* PROBLEM STATEMENT: The material below should be written out in full and exactly; pictures stay out of the copy.

* SUPPLIED INFORMATION:
* begin *
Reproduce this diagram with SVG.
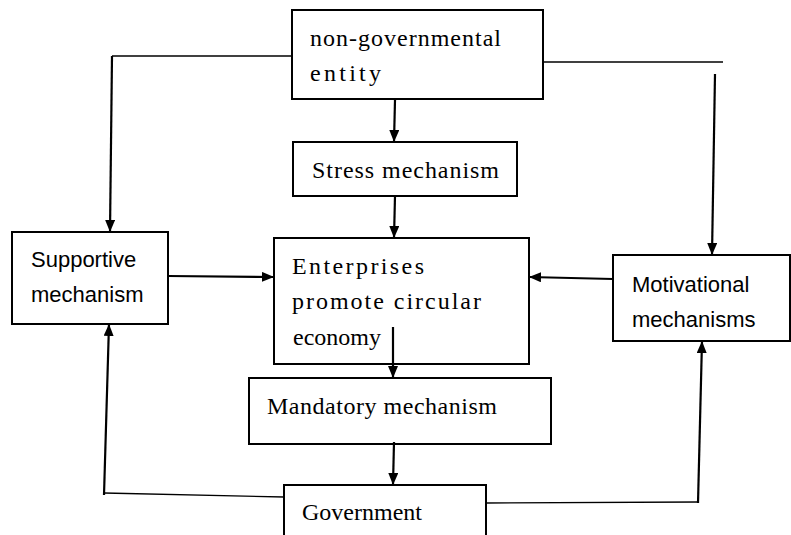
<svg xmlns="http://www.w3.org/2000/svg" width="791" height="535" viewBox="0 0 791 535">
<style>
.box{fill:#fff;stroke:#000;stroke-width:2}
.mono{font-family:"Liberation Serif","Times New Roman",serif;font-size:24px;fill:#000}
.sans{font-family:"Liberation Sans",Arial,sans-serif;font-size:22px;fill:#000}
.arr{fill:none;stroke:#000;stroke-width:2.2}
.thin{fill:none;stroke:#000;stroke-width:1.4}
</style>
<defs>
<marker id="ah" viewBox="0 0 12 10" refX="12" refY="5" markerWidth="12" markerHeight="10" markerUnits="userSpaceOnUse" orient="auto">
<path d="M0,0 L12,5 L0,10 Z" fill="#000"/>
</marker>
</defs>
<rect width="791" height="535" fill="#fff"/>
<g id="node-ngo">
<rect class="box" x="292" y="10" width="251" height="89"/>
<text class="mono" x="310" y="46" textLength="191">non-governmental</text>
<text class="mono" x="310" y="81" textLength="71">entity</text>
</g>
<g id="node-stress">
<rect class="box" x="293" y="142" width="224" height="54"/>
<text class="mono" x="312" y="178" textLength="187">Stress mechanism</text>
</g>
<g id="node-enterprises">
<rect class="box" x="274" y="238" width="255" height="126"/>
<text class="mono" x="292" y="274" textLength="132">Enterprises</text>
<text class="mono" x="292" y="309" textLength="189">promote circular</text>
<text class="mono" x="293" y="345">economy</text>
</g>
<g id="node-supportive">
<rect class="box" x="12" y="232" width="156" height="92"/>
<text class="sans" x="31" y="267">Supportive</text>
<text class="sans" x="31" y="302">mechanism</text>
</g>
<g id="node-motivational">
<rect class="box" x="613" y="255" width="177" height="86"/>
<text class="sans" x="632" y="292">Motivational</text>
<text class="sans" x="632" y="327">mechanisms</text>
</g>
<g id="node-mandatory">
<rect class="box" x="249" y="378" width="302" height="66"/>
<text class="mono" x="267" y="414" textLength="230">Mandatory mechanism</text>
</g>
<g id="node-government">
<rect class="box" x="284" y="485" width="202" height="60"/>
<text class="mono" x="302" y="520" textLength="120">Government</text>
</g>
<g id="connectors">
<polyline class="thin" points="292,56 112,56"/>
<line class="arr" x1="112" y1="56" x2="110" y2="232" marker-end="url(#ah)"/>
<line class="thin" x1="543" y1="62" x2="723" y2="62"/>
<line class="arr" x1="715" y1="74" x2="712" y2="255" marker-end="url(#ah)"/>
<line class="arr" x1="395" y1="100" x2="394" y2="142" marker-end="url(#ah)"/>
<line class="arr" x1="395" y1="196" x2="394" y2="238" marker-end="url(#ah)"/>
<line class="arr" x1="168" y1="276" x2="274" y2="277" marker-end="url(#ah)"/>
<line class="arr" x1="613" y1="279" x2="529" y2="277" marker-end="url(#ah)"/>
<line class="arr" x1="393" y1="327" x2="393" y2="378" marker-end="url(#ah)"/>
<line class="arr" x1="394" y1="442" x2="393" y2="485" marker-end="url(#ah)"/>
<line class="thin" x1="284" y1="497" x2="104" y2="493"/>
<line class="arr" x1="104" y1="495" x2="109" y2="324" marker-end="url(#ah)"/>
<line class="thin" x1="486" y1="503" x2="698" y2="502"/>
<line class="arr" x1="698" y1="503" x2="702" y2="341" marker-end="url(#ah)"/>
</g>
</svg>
* end *
* OUTPUT OF THE TASK:
Reproduce this diagram with SVG.
<svg xmlns="http://www.w3.org/2000/svg" width="791" height="535" viewBox="0 0 791 535">
<style>
.box{fill:#fff;stroke:#000;stroke-width:2}
.mono{font-family:"Liberation Serif","Times New Roman",serif;font-size:24px;fill:#000}
.sans{font-family:"Liberation Sans",Arial,sans-serif;font-size:22px;fill:#000}
.arr{fill:none;stroke:#000;stroke-width:2.2}
.thin{fill:none;stroke:#000;stroke-width:1.4}
</style>
<defs>
<marker id="ah" viewBox="0 0 12 10" refX="12" refY="5" markerWidth="12" markerHeight="10" markerUnits="userSpaceOnUse" orient="auto">
<path d="M0,0 L12,5 L0,10 Z" fill="#000"/>
</marker>
</defs>
<rect width="791" height="535" fill="#fff"/>
<g id="node-ngo">
<rect class="box" x="292" y="10" width="251" height="89"/>
<text class="mono" x="310" y="46" textLength="191">non-governmental</text>
<text class="mono" x="310" y="81" textLength="71">entity</text>
</g>
<g id="node-stress">
<rect class="box" x="293" y="142" width="224" height="54"/>
<text class="mono" x="312" y="178" textLength="187">Stress mechanism</text>
</g>
<g id="node-enterprises">
<rect class="box" x="274" y="238" width="255" height="126"/>
<text class="mono" x="292" y="274" textLength="132">Enterprises</text>
<text class="mono" x="292" y="309" textLength="189">promote circular</text>
<text class="mono" x="293" y="345">economy</text>
</g>
<g id="node-supportive">
<rect class="box" x="12" y="232" width="156" height="92"/>
<text class="sans" x="31" y="267">Supportive</text>
<text class="sans" x="31" y="302">mechanism</text>
</g>
<g id="node-motivational">
<rect class="box" x="613" y="255" width="177" height="86"/>
<text class="sans" x="632" y="292">Motivational</text>
<text class="sans" x="632" y="327">mechanisms</text>
</g>
<g id="node-mandatory">
<rect class="box" x="249" y="378" width="302" height="66"/>
<text class="mono" x="267" y="414" textLength="230">Mandatory mechanism</text>
</g>
<g id="node-government">
<rect class="box" x="284" y="485" width="202" height="60"/>
<text class="mono" x="302" y="520" textLength="120">Government</text>
</g>
<g id="connectors">
<polyline class="thin" points="292,56 112,56"/>
<line class="arr" x1="112" y1="56" x2="110" y2="232" marker-end="url(#ah)"/>
<line class="thin" x1="543" y1="62" x2="723" y2="62"/>
<line class="arr" x1="715" y1="74" x2="712" y2="255" marker-end="url(#ah)"/>
<line class="arr" x1="395" y1="100" x2="394" y2="142" marker-end="url(#ah)"/>
<line class="arr" x1="395" y1="196" x2="394" y2="238" marker-end="url(#ah)"/>
<line class="arr" x1="168" y1="276" x2="274" y2="277" marker-end="url(#ah)"/>
<line class="arr" x1="613" y1="279" x2="529" y2="277" marker-end="url(#ah)"/>
<line class="arr" x1="393" y1="327" x2="393" y2="378" marker-end="url(#ah)"/>
<line class="arr" x1="394" y1="442" x2="393" y2="485" marker-end="url(#ah)"/>
<line class="thin" x1="284" y1="497" x2="104" y2="493"/>
<line class="arr" x1="104" y1="495" x2="109" y2="324" marker-end="url(#ah)"/>
<line class="thin" x1="486" y1="503" x2="698" y2="502"/>
<line class="arr" x1="698" y1="503" x2="702" y2="341" marker-end="url(#ah)"/>
</g>
</svg>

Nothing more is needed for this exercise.